Face à l’échec partiel de leur recours en France, six d’entre eux ont décidé de saisir la CEDH en 2017. Leur objectif ? Non seulement obtenir réparation, mais aussi pousser les autorités à réformer les pratiques policières pour éviter que d’autres ne subissent le même sort.

Des Contrôles Discriminatoires : Une Réalité Chiffrée

Les contrôles d’identité ne sont pas un phénomène marginal. Une récente enquête du Défenseur des droits, publiée en 2024, met en lumière une augmentation alarmante de leur fréquence. Entre 2016 et 2024, la proportion de personnes contrôlées au moins une fois au cours des cinq dernières années est passée de 16 % à 26 %. Mais ces chiffres cachent une réalité plus troublante : les jeunes hommes perçus comme arabes, noirs ou maghrébins sont quatre fois plus susceptibles d’être contrôlés que le reste de la population.

Chiffres clés de l’enquête du Défenseur des droits :

  • 26 % des personnes interrogées ont été contrôlées entre 2019 et 2024.
  • Les hommes jeunes d’origine maghrébine ou africaine : 4x plus de risques de contrôle.
  • 52 % des contrôles ne sont pas justifiés par les forces de l’ordre.
  • 19 % des personnes contrôlées rapportent des comportements inappropriés (insultes, brutalité).

Ces données confirment ce que beaucoup dénoncent depuis des années : une pratique systématique de contrôles ciblant certaines communautés, souvent sans justification claire. Pire encore, dans plus de la moitié des cas, aucune explication n’est fournie aux personnes contrôlées, renforçant un sentiment d’injustice et d’arbitraire.

Les Limites de la Décision de la CEDH

Si la condamnation de la France dans l’affaire de Karim Touil est une victoire, elle reste partielle. La CEDH n’a pas reconnu de discrimination dans les cas des cinq autres plaignants, estimant que leurs contrôles n’étaient pas motivés par des raisons discriminatoires. De plus, la Cour n’a pas identifié de défaillance structurelle dans le système français, ce qui aurait pu contraindre l’État à réformer en profondeur ses pratiques policières.

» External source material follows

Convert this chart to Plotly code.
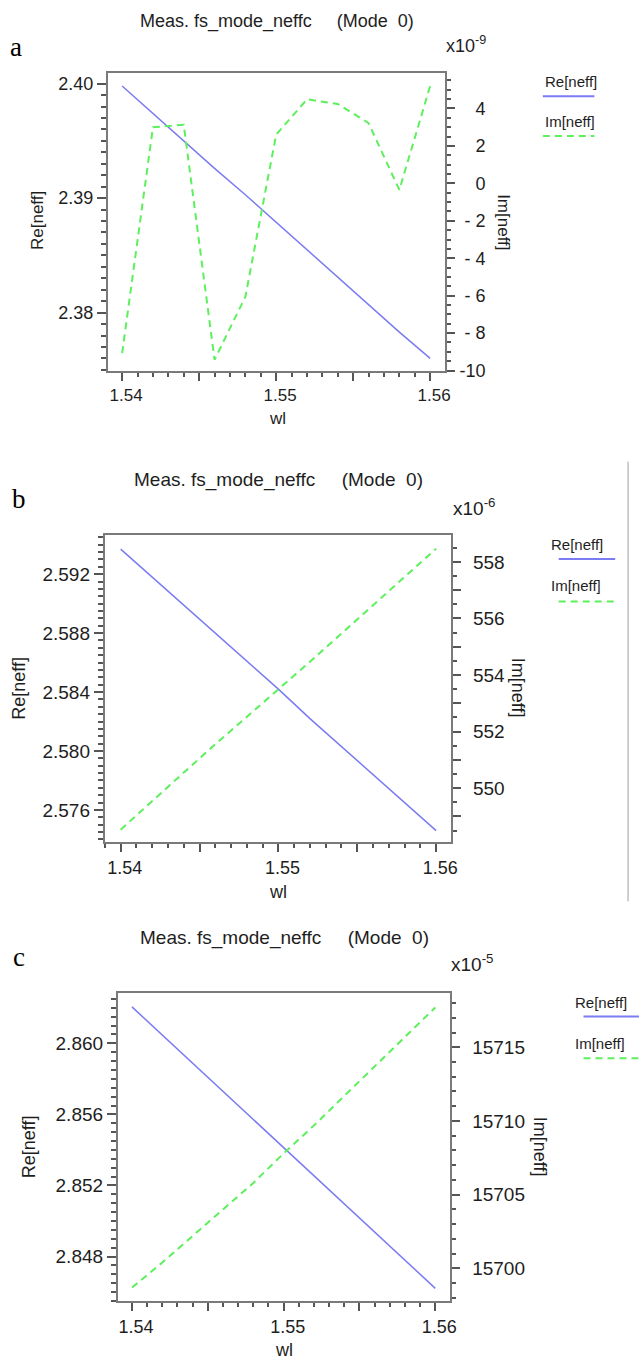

Les plaignants espéraient également obtenir des mesures concrètes, comme la mise en place d’un récépissé remis lors de chaque contrôle d’identité. Ce document, qui permettrait de tracer les contrôles et de faciliter les recours en cas d’abus, est une revendication de longue date des associations luttant contre les discriminations. Cependant, la CEDH n’a pas imposé de telles réformes, laissant la responsabilité aux autorités françaises.

Les Recommandations du Défenseur des Droits

Face à ces constats, la Défenseure des droits, Claire Hédon, a émis plusieurs recommandations pour améliorer les pratiques policières. Parmi elles, la nécessité de garantir une traçabilité des contrôles figure en bonne place. Un tel système permettrait aux citoyens de contester plus facilement les contrôles qu’ils jugent abusifs et de documenter les cas de discrimination.

“La traçabilité des contrôles est essentielle pour restaurer la confiance entre les citoyens et les forces de l’ordre.”

Claire Hédon, Défenseure des droits

Elle insiste également sur la formation des agents de police, afin qu’ils adoptent des pratiques respectueuses des droits humains. Ces recommandations, bien que non contraignantes, pourraient servir de feuille de route pour les autorités souhaitant répondre aux critiques croissantes sur les contrôles d’identité.

Un Débat Sociétal Plus Large

Cette affaire dépasse le cadre juridique pour toucher à des questions fondamentales de société. Les contrôles au faciès, bien que dénoncés depuis des décennies, restent une réalité pour de nombreuses personnes en France. Ils alimentent un sentiment de défiance envers les institutions et creusent un fossé entre certaines communautés et les forces de l’ordre.

Problématique Impact
Contrôles sans justification Sentiment d’injustice et méfiance envers la police
Ciblage de certaines communautés Renforcement des stéréotypes et discriminations
Absence de traçabilité Difficulté à prouver les abus

Ce débat ne se limite pas à la France. Partout en Europe, des voix s’élèvent pour dénoncer des pratiques similaires. La décision de la CEDH pourrait ainsi inspirer d’autres pays à revoir leurs propres politiques en matière de contrôles d’identité.

Vers un Changement des Pratiques ?

La condamnation de la France par la CEDH est un signal fort, mais elle ne résout pas tout. Pour que des changements concrets voient le jour, il faudra une volonté politique claire. Les propositions du Défenseur des droits, comme l’instauration d’un récépissé ou la sensibilisation des forces de l’ordre, pourraient être des premiers pas vers une police plus équitable.

En attendant, les citoyens continuent de se mobiliser. Associations, avocats et militants poursuivent leur combat pour une société où l’égalité devant la loi ne serait pas un simple principe, mais une réalité vécue par tous. Cette affaire, bien que ponctuelle, rappelle que la justice peut être un levier puissant pour faire évoluer les mentalités.

Le chemin est encore long, mais chaque victoire, aussi modeste soit-elle, est un pas vers une société plus juste. Reste à savoir si la France saura tirer les leçons de cette condamnation pour transformer ses pratiques et restaurer la confiance de ses citoyens.